I have written the opinion piece in the Health Service Journal published today, which you may not be able to access unless yo subscribe, so here’s an out-take:
The savings that need to be found are attributed to the rising costs of an ageing population and the cost of technology and the medicines bill. As the number of people living longer increases and both medical and surgical interventions increase, of course the bill rises.
But this does not account for much of the huge increase in spend over the past decade. The NHS has been spoilt and efficiency took a back seat while practice variation remained unchecked. Contracts were poorly negotiated and evaluation was neglected, leading to vastly higher costs than anticipated, with no improvement in productivity.
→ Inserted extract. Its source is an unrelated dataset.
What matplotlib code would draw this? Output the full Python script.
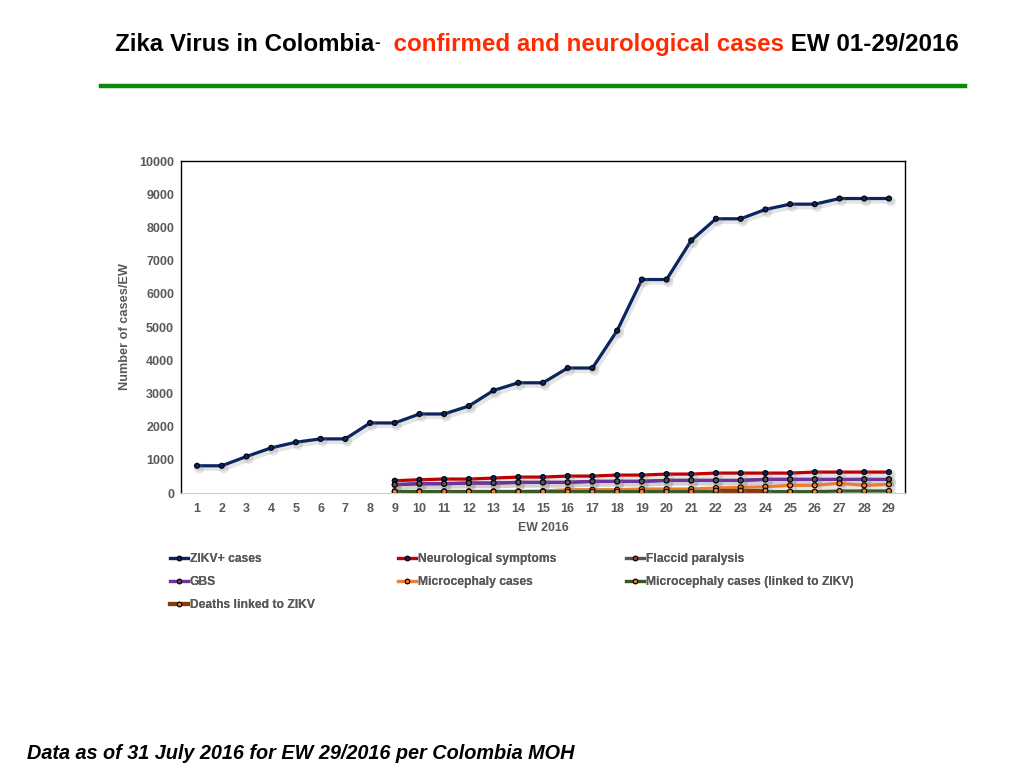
import matplotlib
matplotlib.use('Agg')
import matplotlib.pyplot as plt
import matplotlib.patheffects as pe
from matplotlib import font_manager as fm
import numpy as np

''' data read off the chart '''
weeks = list(range(1, 30))

zikv = [820, 820, 1100, 1360, 1530, 1630, 1630, 2110, 2110, 2380,
        2380, 2620, 3090, 3320, 3320, 3765, 3765, 4890, 6430, 6430,
        7610, 8260, 8260, 8540, 8700, 8700, 8870, 8870, 8870]

neuro_weeks = list(range(9, 30))
neuro = [370, 400, 420, 420, 450, 480, 480, 510, 510, 540, 540,
         570, 570, 600, 600, 600, 600, 630, 630, 630, 630]
flaccid = [250, 280, 280, 300, 300, 320, 320, 320, 350, 350, 350,
           380, 380, 380, 380, 410, 410, 410, 410, 410, 410]
gbs = [250, 280, 280, 300, 300, 320, 320, 320, 350, 350, 350,
       380, 380, 380, 380, 410, 410, 410, 410, 410, 410]
micro = [50, 50, 50, 50, 50, 50, 60, 100, 100, 100, 120,
         120, 120, 150, 170, 190, 230, 230, 290, 230, 260]
micro_zikv = [40, 40, 40, 40, 40, 40, 40, 40, 40, 40, 40,
              40, 40, 40, 40, 40, 40, 40, 60, 60, 60]

deaths_weeks = [22, 23, 24]
deaths = [70, 70, 70]

labels = ['ZIKV+ cases', 'Neurological symptoms', 'Flaccid paralysis',
          'GBS', 'Microcephaly cases', 'Microcephaly cases (linked to ZIKV)',
          'Deaths linked to ZIKV']

GREY = '#595959'

def pick(names):
    have = set(f.name for f in fm.fontManager.ttflist)
    for n in names:
        if n in have:
            return n
    return 'DejaVu Sans'

sFont = pick(['Liberation Sans', 'Arial', 'DejaVu Sans'])
sNarrow = pick(['Liberation Sans Narrow', 'Liberation Sans'])

plt.rcParams['font.family'] = sFont

fig = plt.figure(figsize=(10.24, 7.68), dpi=100)
ax = fig.add_axes([181/1024, 1-493/768, (905-181)/1024, (493-161)/768])

shadow = [pe.SimpleLineShadow(offset=(1.5, -2), shadow_color='grey', alpha=0.2, linewidth=3.5),
          pe.Normal()]

def draw(x, y, color, mfc, label, lw=2.3):
    l, = ax.plot(x, y, '-', color=color, lw=lw, marker='o', ms=3.6,
                 mfc=mfc, mec='black', mew=0.8, label=label,
                 path_effects=shadow, solid_joinstyle='round')
    return l

lines = []
lines.append(draw(weeks, zikv, '#0b2561', '#0b2561', labels[0]))
lines.append(draw(neuro_weeks, neuro, '#c00000', '#0b2561', labels[1]))
lines.append(draw(neuro_weeks, flaccid, '#555555', '#c0392b', labels[2]))
lines.append(draw(neuro_weeks, gbs, '#7030a0', '#555555', labels[3]))
lines.append(draw(neuro_weeks, micro, '#ed7d31', '#ed7d31', labels[4]))
lines.append(draw(neuro_weeks, micro_zikv, '#375623', '#ed7d31', labels[5]))
lines.append(draw(deaths_weeks, deaths, '#843c0c', '#ed7d31', labels[6], lw=3.0))

ax.set_xlim(0.35, 29.65)
ax.set_ylim(0, 10000)
ax.set_xticks(weeks)
ax.set_yticks(range(0, 10001, 1000))
ax.tick_params(axis='y', length=0, labelsize=9, labelcolor=GREY, pad=5)
ax.tick_params(axis='x', length=0, labelsize=9, labelcolor=GREY, pad=7)
for t in ax.get_xticklabels() + ax.get_yticklabels():
    t.set_fontweight('bold')
ax.set_xlabel('EW 2016', fontsize=8.8, fontweight='bold', color=GREY, labelpad=5)
ax.set_ylabel('Number of cases/EW', fontsize=9.2, fontweight='bold', color=GREY, labelpad=6)
for s in ['top', 'right', 'left']:
    ax.spines[s].set_color('black')
    ax.spines[s].set_linewidth(1)
ax.spines['bottom'].set_color('#cccccc')

''' legend, three columns laid out row by row '''
cols = [[0, 3, 6], [1, 4], [2, 5]]
xcol = [170, 398, 626]
for i, idx in enumerate(cols):
    leg = fig.legend([lines[k] for k in idx], [labels[k] for k in idx],
                     loc='upper left', bbox_to_anchor=(xcol[i]/1024, 1-553/768),
                     frameon=False, fontsize=8.7, handlelength=1.5, handletextpad=0.15,
                     labelspacing=0.93, borderaxespad=0, borderpad=0)
    for t in leg.get_texts():
        t.set_color(GREY)
        t.set_fontweight('bold')
    for h in leg.legend_handles:
        h.set_path_effects([])
        h.set_markersize(3.2)
    fig.add_artist(leg)

''' title, built piece by piece '''
fig.canvas.draw()
rend = fig.canvas.get_renderer()
parts = [('Zika Virus in Colombia', 'black', 0),
         ('-', 'black', 4),
         ('  confirmed and neurological cases', '#ff2a00', 0),
         (' EW 01-29/2016', 'black', 0)]
x = 115
for txt, col, dy in parts:
    sz = 12 if txt == '-' else 17.4
    t = fig.text(x/1024, 1-(51-dy)/768, txt, color=col, fontsize=sz,
                 fontweight='bold', family=sNarrow, ha='left', va='baseline')
    bb = t.get_window_extent(rend)
    x = x + bb.width

fig.add_artist(plt.Line2D([101/1024, 965/1024], [1-86/768, 1-86/768],
                          color='#0a8a0a', lw=3.2))

fig.text(27/1024, 1-759/768, 'Data as of 31 July 2016 for EW 29/2016 per Colombia MOH',
         fontsize=14.3, fontweight='bold', style='italic', ha='left', va='baseline')

fig.savefig('out.png', dpi=100)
Power remained in the acute sector, thwarting more care in the community and integration of care pathways. Pensions remained excessive and unreformed. Demand was also fuelled by self care, responsibility and first aid becoming unfashionable in a dependency culture. Unravelling this profligacy is no mean task but has to be done.
Speaking to one senior doctor yesterday he immediately started to ask me whether the new team understand the desperate need to reduce demand. I wrote much more on this in our manifesto. It wasn’t one of the five ‘departmental objectives’ listed by the Permanent Secretary at the end of Andrew Lansley’s welcome reception, but I hope it’s a theme running through them.